Thursday, January 28, 2016

Phil Fisher on diversification

No investment principle is more widely acclaimed than diversification. (Some cynics have hinted that this is because the concept is so simple that even stock brokers can understand it!) Be that as it may, there is very little chance of the average investor being influenced to practice insufficient diversification. The horrors of what can happen to those who “put all their eggs in one basket” are too constantly being expounded.  
Too few people, however, give sufficient thought to the evils of the other extreme. This is the disadvantage of having eggs in so many baskets that a lot of the eggs do not end up in really attractive baskets, and it is impossible to keep watching all the baskets after the eggs get put into them. For example, among investors with common stock holdings having a market value of a quarter to a half million dollars, the percentage who own twenty-five or more different stocks is appalling. It is not this number of twenty-five or more which itself is appalling. Rather it is that in the great majority of instances only a small percentage of such holdings is in attractive stocks about which the investor or his advisor has a high degree of knowledge. Investors have been so oversold on diversification that fear of having too many eggs in one basket has caused them to put far too little into companies they thoroughly know and far too much in others about which they know nothing at all. It never seems to occur to them, much less to their advisors, that buying a company without having sufficient knowledge of it may be even more dangerous than having inadequate diversification.  

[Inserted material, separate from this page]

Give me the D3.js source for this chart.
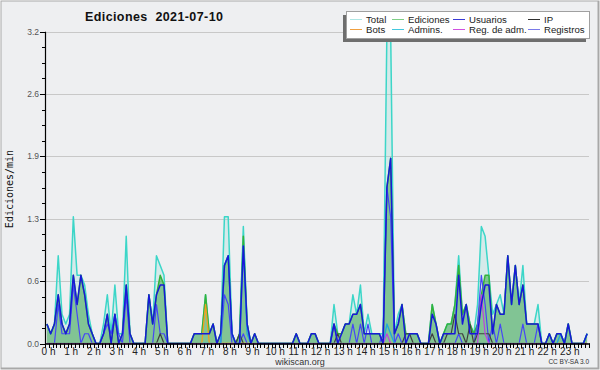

How much diversification is really necessary and how much is dangerous? It is somewhat like infantrymen stacking rifles. A rifleman cannot get as firm a stack by balancing two rifles as he can by using five or six properly placed. However, he can get just as secure a stack with five as he could with fifty. In this matter of diversification, however, there is one big difference between stacking rifles and common stocks. With rifles, the number needed for a firm stack does not usually depend on the kind of rifle used. With stocks, the nature of the stock itself has a tremendous amount to do with the amount of diversification actually needed. 
Some companies, such as most of the major chemical manufacturers, have a considerable degree of diversification within the company itself. While all of their products may be classified as chemicals, many of these chemicals may have most of the attributes found in products from completely different industries. Some may have completely different manufacturing problems. They may be sold against different competition to different types of customers. Furthermore at times when only one type of chemical is involved, the customer group may be such a broad section of industry that a considerable element of internal diversification may still be present.  
The breadth and depth of a company's management personnel—that is, how far a company has progressed away from one-man management—are also important factors in deciding how much diversification protection is intrinsically needed. Finally, holdings in highly cyclical industries—that is, those that fluctuate sharply with changes in the state of the business cycle—also inherently require being balanced by somewhat greater diversification than do shares in lines less subject to this type of intermittent fluctuation.  
This difference between the amount of internal diversification found in stocks makes it impossible to set down hard and fast rules as to the minimum amount of diversification the average investor requires for optimum results. The relationship between the industries involved will also be a factor. For example, an investor with ten stocks in equal amounts, but eight of them bank stocks, may have completely inadequate diversification. In contrast, the same investor with each of his ten stocks in a completely different industry may have far more diversification than he really needs.